MORE than 60,000 Rwandan Hutu refugees ended 2 1/2 years of exile in Tanzania yesterday, trudging home in a human tide which started at the weekend.
More than 200 children were separated from their parents in the crush and a UN official feared the total could reach 1,000 by the end of the day.
Mothers were given pieces of yellow string by the Red Cross so they could tie themselves to their children in the lines snaking towards Rwanda.
"By noon (9 a.m. Irish time), it was close to 50,000. Now it is more than 60,000 across and before the day is over we expect it will be realistic to see 100,000," said Ms Judith Melby, a spokeswoman for the UN High Commissioner for Refugees (UNHCR) at Ngara.
It was by far the largest number to cross in one day since hundreds of thousands of refugees who fled their camps and trekked away from Rwanda were turned around by Tanzanian troops and began flowing across Rwanda's border on Saturday.
UNHCR said 90,000 Rwandan refugees had returned to Rwanda from Tanzania this month - most over the past three days.
Many refugees slept overnight on the road from the camps in Tanzania, as they did on Saturday night, but the border crossing at Rusomo bridge remained open for thousands who kept walking.
Ms Melby said troops yesterday moved into Karagwe camp, the northernmost of Tanzania's 11 Rwandan camps, and refugees from there would arrive at the border by the end of the week.
Trucks, buses and vans were ready inside Rwanda to pick up footsore refugees, whose will to stay out of Rwanda gave way with a brief flurry of blows from stick-wielding Tanzanian troops.
Tanzania on December 5th ordered all 540,000 Rwandan Hutu refugees out by the end of the month and troops intervened when many surged out of their camps last week and headed away from the Rwandan border.
The refugees left Rwanda in 1994 during the genocide by Hutu mobs and militiamen of about 800,000 Tutsis. They say they fear reprisals from Tutsis if they return home.
A column of refugees estimated by UNHCR at 200,000 yesterday stretched for 90 km inside Tanzania.
Ms Anne Willem Bijleveld of UNHCR said soldiers used force to break the grip of intimidators opposed to the mass return.
"In order to break the grip of the leaders. . . some sort of force must be used," she said. "We've never been able to deal with the grip of intimidators. This was the main problem from day one."
Asked why UNHCR would not protest to Tanzania, she said: "We feel the situation in Rwanda is conducive to return and that the people so far have been totally misled by their leaders."
"What we witnessed is the military and police trying to do it [repatriation] in a most peaceful manner," Ms Bijleveld added.
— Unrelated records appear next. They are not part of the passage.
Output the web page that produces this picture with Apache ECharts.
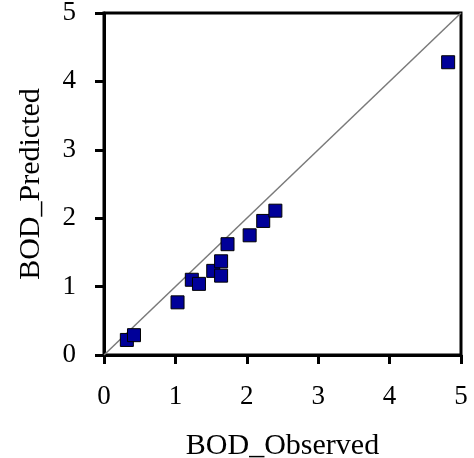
<!DOCTYPE html>
<html>
<head>
<meta charset="utf-8">
<script src="https://cdn.jsdelivr.net/npm/echarts@6/dist/echarts.min.js"></script>
<style>
  html, body { margin: 0; padding: 0; background: #fff; }
  #chart { width: 474px; height: 458px; }
</style>
</head>
<body>
<div id="chart"></div>
<script>
var observed  = [0.32, 0.42, 1.03, 1.23, 1.33, 1.53, 1.64, 1.64, 1.73, 2.04, 2.23, 2.40, 4.82];
var predicted = [0.22, 0.29, 0.77, 1.10, 1.04, 1.23, 1.16, 1.37, 1.62, 1.75, 1.96, 2.11, 4.28];
var oneToOne  = [[0, 0], [5, 5]];

var points = observed.map(function (x, i) { return [x, predicted[i]]; });

var font = 'Liberation Serif';
var myChart = echarts.init(document.getElementById('chart'));

myChart.setOption({
    animation: false,
    grid: {
        left: 104, right: 13, top: 13, bottom: 103,
        outerBoundsMode: 'none',
        show: true, borderColor: '#000', borderWidth: 3
    },
    xAxis: {
        type: 'value', min: 0, max: 5, interval: 1,
        name: 'BOD_Observed', nameLocation: 'middle', nameGap: 76,
        nameTextStyle: { fontFamily: font, fontSize: 30, color: '#000' },
        axisLine: { show: true, onZero: false, lineStyle: { color: '#000', width: 3 } },
        axisTick: { show: true, inside: false, length: 9, lineStyle: { color: '#000', width: 3 } },
        axisLabel: { margin: 28, fontFamily: font, fontSize: 27, color: '#000' },
        splitLine: { show: false }
    },
    yAxis: {
        type: 'value', min: 0, max: 5, interval: 1,
        name: 'BOD_Predicted', nameLocation: 'middle', nameGap: 58,
        nameTextStyle: { fontFamily: font, fontSize: 30, color: '#000' },
        axisLine: { show: true, onZero: false, lineStyle: { color: '#000', width: 3 } },
        axisTick: { show: true, inside: false, length: 9, lineStyle: { color: '#000', width: 3 } },
        axisLabel: { margin: 28, fontFamily: font, fontSize: 27, color: '#000' },
        splitLine: { show: false }
    },
    series: [
        {
            type: 'line',
            data: oneToOne,
            symbol: 'none',
            lineStyle: { color: '#7a7a7a', width: 1.5 },
            silent: true,
            z: 1
        },
        {
            type: 'scatter',
            data: points,
            symbol: 'rect',
            symbolSize: 13,
            itemStyle: { color: '#000099', borderColor: '#000', borderWidth: 1, opacity: 1 },
            z: 2
        }
    ]
});
</script>
</body>
</html>
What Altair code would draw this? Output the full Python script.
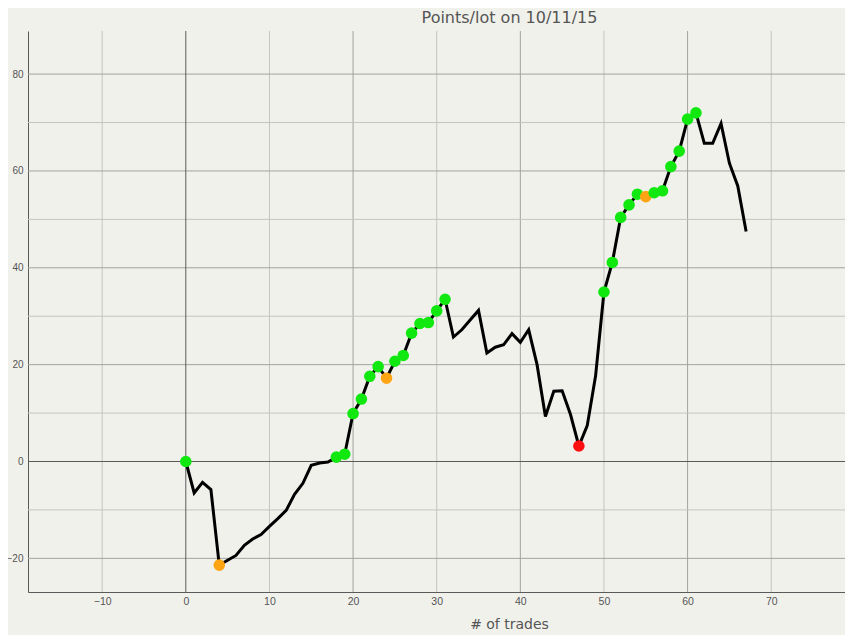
import altair as alt
import pandas as pd

# trade index and cumulative points/lot
trades = list(range(0, 68))
points = [0, -6.5, -4.3, -5.8, -21.4, -20.4, -19.4, -17.3, -16.0, -15.1,
          -13.4, -11.8, -10.1, -6.8, -4.5, -0.8, -0.3, -0.1, 0.9, 1.5,
          9.9, 12.9, 17.6, 19.6, 17.2, 20.7, 21.9, 26.5, 28.5, 28.7,
          31.1, 33.5, 25.7, 27.2, 29.2, 31.2, 22.4, 23.6, 24.1, 26.4,
          24.6, 27.2, 20.0, 9.3, 14.5, 14.6, 9.7, 3.2, 7.4, 17.7,
          35.0, 41.1, 50.4, 53.0, 55.2, 54.7, 55.5, 55.9, 60.9, 64.1,
          70.7, 72.0, 65.7, 65.7, 69.8, 61.6, 56.9, 47.5]

# marker category per trade ("" = no marker)
markers = (["g"] + [""] * 3 + ["o"] + [""] * 13 + ["g"] * 6 + ["o"] + ["g"] * 7
           + [""] * 15 + ["r"] + [""] * 2 + ["g"] * 5 + ["o"] + ["g"] * 6 + [""] * 6)

x_ticks = list(range(-10, 80, 10))
y_ticks = [-20, 0, 20, 40, 60, 80]
x_minor = [-10, 10, 30, 50, 70]
x_major = [20, 40, 60]
y_minor = [-10, 10, 30, 50, 70]
y_major = [-20, 20, 40, 60, 80]
zero = [0]

df = pd.DataFrame({"x": trades, "y": points, "m": markers})
dm = df[df["m"] != ""]

W, H = 817, 561
xs = alt.Scale(domain=[-18.87, -18.87 + W / 8.363], nice=False, zero=False)
ys = alt.Scale(domain=[-26.95, 88.9], nice=False, zero=False)

GRID_LIGHT = "#c4c4c0"
GRID_DARK = "#a2a2a0"
ZERO = "#5a5a5a"
TXT = "#555555"
LBL_FONT = "Liberation Sans"

X_AX = alt.Axis(values=x_ticks, grid=False, ticks=False, labelPadding=4,
                titlePadding=11, domainColor=ZERO, labelFontSize=10.5,
                titleFontSize=14, labelColor=TXT, titleColor=TXT,
                titleFontWeight="normal", labelFont=LBL_FONT,
                titleFont="DejaVu Sans", labelFlush=False, titleX=481)
Y_AX = alt.Axis(values=y_ticks, grid=False, ticks=False, labelPadding=5,
                domainColor=ZERO, labelFontSize=10, labelColor=TXT,
                labelFont=LBL_FONT, labelFlush=False)


def X():
    return alt.X("x:Q", scale=xs, axis=X_AX, title="# of trades")


def Y():
    return alt.Y("y:Q", scale=ys, axis=Y_AX, title=None)


def vrules(vals, color):
    return alt.Chart(pd.DataFrame({"x": vals})).mark_rule(color=color, strokeWidth=1).encode(x=X())


def hrules(vals, color):
    return alt.Chart(pd.DataFrame({"y": vals})).mark_rule(color=color, strokeWidth=1).encode(y=Y())


line = alt.Chart(df).mark_line(color="black", strokeWidth=3).encode(x=X(), y=Y())

pts = alt.Chart(dm).mark_circle(size=135, opacity=1).encode(
    x=X(), y=Y(),
    color=alt.Color("m:N", scale=alt.Scale(domain=["g", "o", "r"],
                                           range=["#10e810", "#ffa514", "#ff1010"]),
                    legend=None),
)

chart = alt.layer(
    vrules(x_minor, GRID_LIGHT), vrules(x_major, GRID_DARK),
    hrules(y_minor, GRID_LIGHT), hrules(y_major, GRID_DARK),
    vrules(zero, ZERO), hrules(zero, ZERO),
    line, pts,
).properties(
    width=W, height=H,
    title=alt.TitleParams("Points/lot on 10/11/15", fontSize=16, color=TXT,
                          font="DejaVu Sans", fontWeight="normal", anchor="middle",
                          offset=5, dx=73),
    autosize=alt.AutoSizeParams(type="none"),
    padding={"left": 20, "top": 23, "right": 0, "bottom": 43},
).configure(background="#f1f1ec").configure_view(stroke=None)

chart.save("out.html", embed_options={"renderer": "svg", "actions": False})
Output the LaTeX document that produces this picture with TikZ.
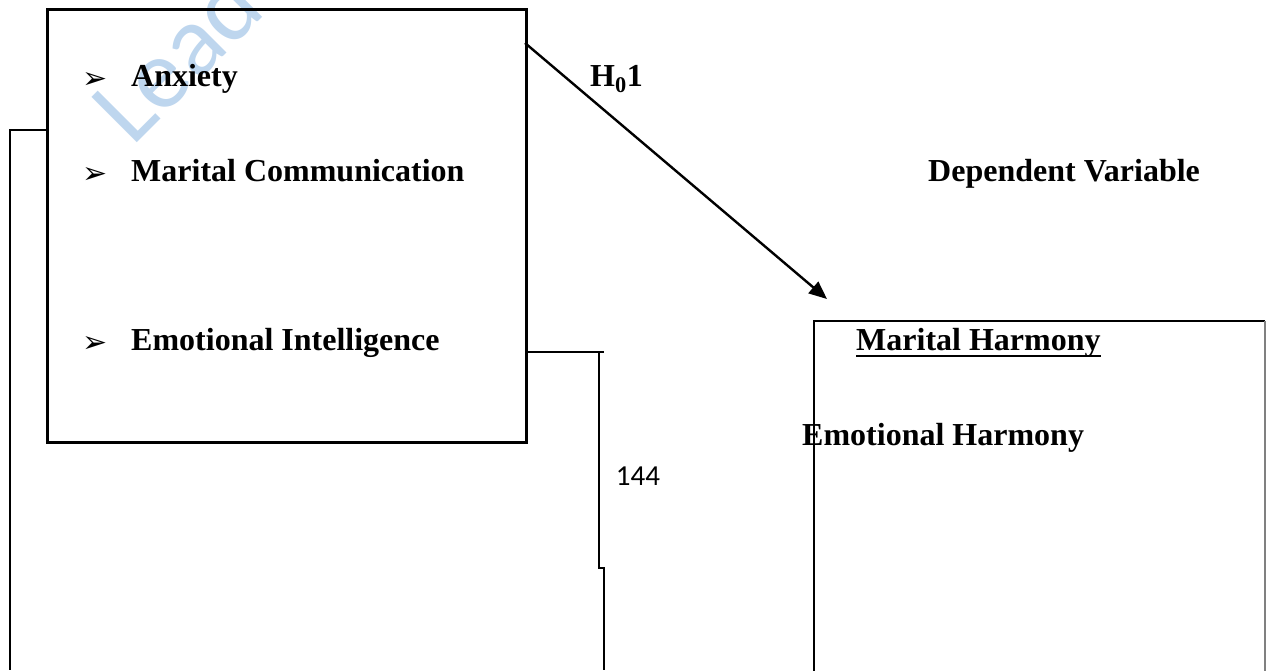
\documentclass[tikz,border=0pt]{standalone}
\usepackage{fontspec}
\setmainfont{Liberation Serif}
\newfontfamily\dingfont{DejaVu Sans}
\newfontfamily\calfont{Carlito}
\usetikzlibrary{arrows.meta}
\definecolor{wmblue}{RGB}{190,214,238}
\tikzset{
  boxline/.style={draw=black, line width=2.8pt},
  conn/.style={draw=black, line width=2.4pt},
  lbl/.style={font=\fontsize{32}{36}\selectfont\bfseries, inner sep=0pt, anchor=base west},
  bul/.style={font=\dingfont\fontsize{30}{32}\selectfont, inner sep=0pt, anchor=base west},
}
\begin{document}
\begin{tikzpicture}[x=1pt,y=-1pt]
\useasboundingbox (0,0) rectangle (1266,670);
\clip (0,0) rectangle (1266,670);
% watermark
\node[text=wmblue, font=\calfont\fontsize{100}{100}\selectfont, rotate=45, anchor=base west, inner sep=0pt] (wm) at (132,148) {Lead};
% left box
\node[boxline, minimum width=479pt, minimum height=433pt, inner sep=0pt, anchor=north west] (lbox) at (46,8) {};
% bullets and labels
\node[bul] (b1) at (82,88) {➢};
\node[lbl] (t1) at (131,86) {Anxiety};
\node[bul] (b2) at (82,183) {➢};
\node[lbl] (t2) at (131,181) {Marital Communication};
\node[bul] (b3) at (82,352) {➢};
\node[lbl] (t3) at (131,350) {Emotional Intelligence};
% left bracket
\coordinate (lb1) at (10,130);
\coordinate (lb2) at (10,670);
\draw[conn] (lbox.west |- lb1) -- (lb1) -- (lb2);
% right connector
\coordinate (rc1) at (604,352);
\coordinate (rc2) at (599,352);
\coordinate (rc3) at (599,568);
\coordinate (rc4) at (604,568);
\coordinate (rc5) at (604,670);
\draw[conn] (lbox.east |- rc1) -- (rc1);
\draw[conn] (rc2) -- (rc3) -- (rc4) -- (rc5);
\node[font=\calfont\fontsize{29}{31}\selectfont, inner sep=0pt] (n144) at (638,476) {144};
% arrow
\coordinate (as) at (525,43);
\coordinate (ae) at (827,299);
\draw[conn, -{Triangle[length=18pt,width=15pt]}] (as) -- (ae);
\node[lbl] (h) at (590,86) {H\textsubscript{0}1};
% dependent variable
\node[lbl] (dv) at (928,181) {Dependent Variable};
% right box
\coordinate (r1) at (814,700);
\coordinate (r2) at (814,321);
\coordinate (r3) at (1265,321);
\coordinate (r4) at (1265,700);
\draw[boxline] (r1) -- (r2) -- (r3);
\draw[draw=gray, line width=1.2pt] (r3) -- (r4);
\node[lbl] (mh) at (856,350) {Marital Harmony};
\draw[line width=2.6pt] ([yshift=-6pt]mh.base west) -- ([yshift=-6pt]mh.base east);
\node[lbl] (eh) at (802,445) {Emotional Harmony};
\end{tikzpicture}
\end{document}
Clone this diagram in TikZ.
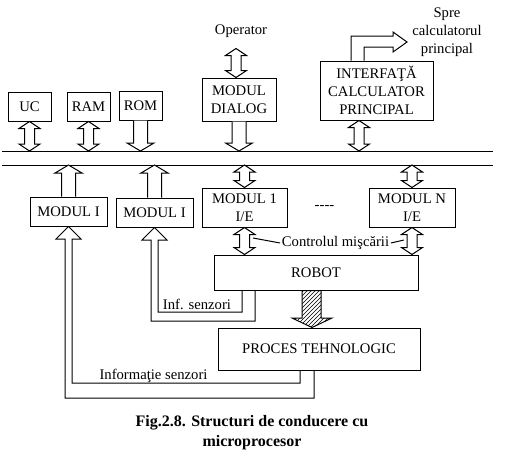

UNCHR has been criticised by Amnesty International for its stance over the Rwandan refugees in Tanzania, which Amnesty says is at odds with the UN agency's commitment to protect refugees from forced expulsion.
Matthew Bigg reports from Goma:
Zairean rebels yesterday appealed to government troops to switch sides and join their forces, renewing a propaganda war designed to weaken army morale ahead of President Mobutu Sese Seko's return home.
The appeal was issued in two documents signed by two lieutenant-colonels in the Zairean army who have apparently switched sides and joined the rebels.
Zairean rebels control much of north and south Kivu.
President Mobutu plans to return today after six weeks convalescing on the French Riviera from cancer surgery, one of his sons said.